A confidence interval is commonly expressed as 90% CI, 95% CI, or 99% CI, indicating the level of confidence associated with the estimate. The percentage reflects the proportion of intervals, constructed from repeated experiments, that would contain the population parameter (long-run interpretation).
Choosing an appropriate confidence level and sample size depend on the specific needs of the analysis and the trade-offs between certainty and precision.
18.2 Confidence interval for proportion (normal approximation)
Let X be a random variable representing the observed number of individuals in a sample with a binary characteristic, such as having a disease. Our best estimate of the population proportion, p, is given by the sample proportion \(\hat{p} = \frac{X}{n}\), where n is the sample size. If we repeatedly draw samples of size n from our population and calculate the sample proportions \(\hat{p_1} = \frac{X_1}{n}\), \(\hat{p_2} = \frac{X_2}{n}\), \(\hat{p_3} = \frac{X_3}{n}\), and so forth, then, under the assumption that the sample size is sufficiently large and satisfies the condition \(min(np, n(1-p)) \geq 5\), the sampling distribution of the proportion would approximate a normal distribution, \(N(\mu_{\hat{p}} = p, \sigma_{\hat{p}}^2 = \frac{p(1-p)}{n})\) (Figure 18.6).

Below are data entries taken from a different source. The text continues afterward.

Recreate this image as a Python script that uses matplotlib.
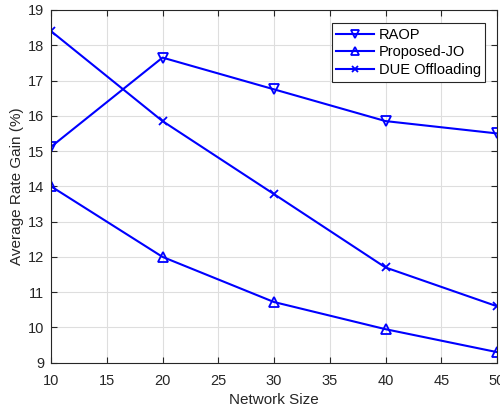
import matplotlib
matplotlib.use("Agg")
import matplotlib.pyplot as plt

network_size = [10, 20, 30, 40, 50]
raop = [15.12, 17.65, 16.75, 15.85, 15.5]
proposed_jo = [14.0, 12.0, 10.72, 9.95, 9.3]
due_offloading = [18.4, 15.85, 13.78, 11.7, 10.6]

plt.rcParams['font.family'] = ['Liberation Sans', 'DejaVu Sans']

fig = plt.figure(figsize=(5.0, 4.09), dpi=100)
ax = fig.add_axes([0.102, 0.1132, 0.892, 0.8624])

blue = (0, 0, 1)
ax.plot(network_size, raop, color=blue, lw=1.5, marker='v', ms=7.5, mfc='none', mew=1.3, label='RAOP')
ax.plot(network_size, proposed_jo, color=blue, lw=1.5, marker='^', ms=7.5, mfc='none', mew=1.3, label='Proposed-JO')
ax.plot(network_size, due_offloading, color=blue, lw=1.5, marker='x', ms=5.5, mew=1.3, label='DUE Offloading')

ax.set_xlim(10, 50)
ax.set_ylim(9, 19)
ax.set_xticks(range(10, 51, 5))
ax.set_yticks(range(9, 20, 1))
ax.grid(True, color=(0.87, 0.87, 0.87), lw=0.8)
ax.set_axisbelow(True)
ax.tick_params(direction='in', top=True, right=True, labelsize=10.5, colors=(0.15, 0.15, 0.15), length=4)
ax.tick_params(axis='x', pad=8)
ax.tick_params(axis='y', pad=5)
for s in ax.spines.values():
    s.set_color((0.15, 0.15, 0.15))
    s.set_linewidth(0.8)
ax.set_xlabel('Network Size', fontsize=11, color=(0.15, 0.15, 0.15), labelpad=4)
ax.set_ylabel('Average Rate Gain (%)', fontsize=11, color=(0.15, 0.15, 0.15), labelpad=3)

leg = ax.legend(loc='upper right', bbox_to_anchor=(0.98, 0.97), fontsize=10.5, fancybox=False,
                framealpha=1, edgecolor=(0.15, 0.15, 0.15), borderpad=0.3, labelspacing=0.25,
                handlelength=2.6, handletextpad=0.3, borderaxespad=0.2, markerscale=0.7)
leg.get_frame().set_linewidth(0.8)

fig.savefig('out.png', dpi=100)
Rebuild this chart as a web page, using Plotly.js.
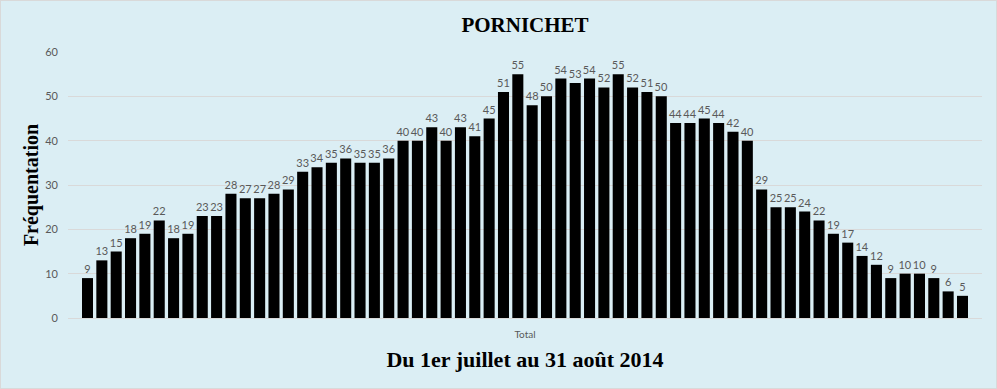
<!DOCTYPE html>
<html><head><meta charset="utf-8">
<script src="https://cdn.plot.ly/plotly-3.0.1.min.js"></script>
<style>html,body{margin:0;padding:0;background:#fff}#c{width:995px;height:387px;border:1px solid #D9D9D9}</style>
</head><body><div id="c"></div>
<script>
const category = ["Total"];
const values = [9,13,15,18,19,22,18,19,23,23,28,27,27,28,29,33,34,35,36,35,35,36,40,40,43,40,43,41,45,51,55,48,50,54,53,54,52,55,52,51,50,44,44,45,44,42,40,29,25,25,24,22,19,17,14,12,9,10,10,9,6,5];
const yTicks = [0,10,20,30,40,50,60];
const chartTitle = "PORNICHET";
const xTitle = "Du 1er juillet au 31 août 2014";
const yTitle = "Fréquentation";

const traces = values.map((v,i)=>({
  type:'bar', x:category, y:[v], name:'J'+(i+1),
  marker:{color:'#000000'},
  text:[String(v)], textposition:'outside', cliponaxis:false, constraintext:'none',
  textfont:{family:'Lato, Open Sans, sans-serif', size:11, color:'#595959'},
  hoverinfo:'y'
}));
const layout = {
  width:995, height:387,
  paper_bgcolor:'#DBEEF4', plot_bgcolor:'#DBEEF4',
  margin:{l:67,r:14,t:51,b:70},
  showlegend:false, barmode:'group', bargap:0.027, bargroupgap:0.23,
  title:{text:'<b>'+chartTitle+'</b>', x:0.5, xref:'paper', y:0.94, yanchor:'middle',
    font:{family:'Liberation Serif, Times New Roman, serif', size:21, color:'#000'}},
  xaxis:{showline:true, linecolor:'#D9D9D9', linewidth:1, ticks:'', showgrid:false, ticklabelstandoff:7,
    tickfont:{family:'Lato, Open Sans, sans-serif', size:10, color:'#595959'},
    title:{text:'<b>'+xTitle+'</b>', standoff:12, font:{family:'Liberation Serif, Times New Roman, serif', size:22, color:'#000'}}},
  yaxis:{range:[0,60], tickvals:yTicks, showgrid:true, gridcolor:'#D9D9D9', gridwidth:1, zeroline:false,
    showline:false, ticks:'', ticklabelstandoff:9,
    tickfont:{family:'Lato, Open Sans, sans-serif', size:11, color:'#595959'},
    title:{text:'<b>'+yTitle+'</b>', standoff:1, font:{family:'Liberation Serif, Times New Roman, serif', size:20, color:'#000'}}}
};
Plotly.newPlot('c', traces, layout, {displayModeBar:false, staticPlot:true});
</script></body></html>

Similar to a confidence interval for the mean Equation 18.1, a confidence interval for a proportion can be constructed as follows:
\[ 95\%CI= \mu_{\hat{p}} \ \pm 1.96 \ \sigma_{\hat{p}} = p \ \pm 1.96 \sqrt{\frac{p(1- p)}{n}} \tag{18.3}\]
and when the value of p is unknown, it is replaced with the sample proportion \(\hat{p}\):
\[ 95\%CI= \hat{p} \ \pm 1.96 \ SE_{\hat{p}} = \hat{p} \ \pm 1.96 \sqrt{\frac{\hat{p}(1-\hat{p})}{n}} \tag{18.4}\]
where the standard error for proportion is \(SE_{\hat{p}} = \sqrt{\frac{\hat{p}(1-\hat{p})}{n}}\).
Example
Suppose a pulmonologist chooses a random sample of 317 patients from the patient register, and finds that 34 of them have a history of suffering from chronic obstructive pulmonary disease (COPD). The 95% confidence interval for the proportion of COPD is calculated as follows:
\(\hat{p} = \frac{X}{n} = \frac{34}{317}=0.107 \ or \ 10.7\%\)
Additionally, the condition \(min(np, n(1-p)) \geq 5\) is satisfied:
np = 317 * 0.107 = 33.9 > 5
n(1-p) = 317 * (1 - 0.107) = 317 * 0.893 = 283 > 5
Lower limit of 95% CI
\(LL = 0.107 \ - 1.96 \sqrt{\frac{0.107(1-0.107)}{317}} = 0.107 \ - 0.034 = 0.073 \ or \ 7.3\%\)
Upper limit of 95% CI
\(UL = 0.107 \ + 1.96 \sqrt{\frac{0.107(1-0.107)}{317}} = 0.107 \ + 0.034 = 0.141 \ or \ 14.1\%\)
Based on our random sample, we are 95% confident that the percentage of patients with COPD falls within the range of 7.3% to 14.1%.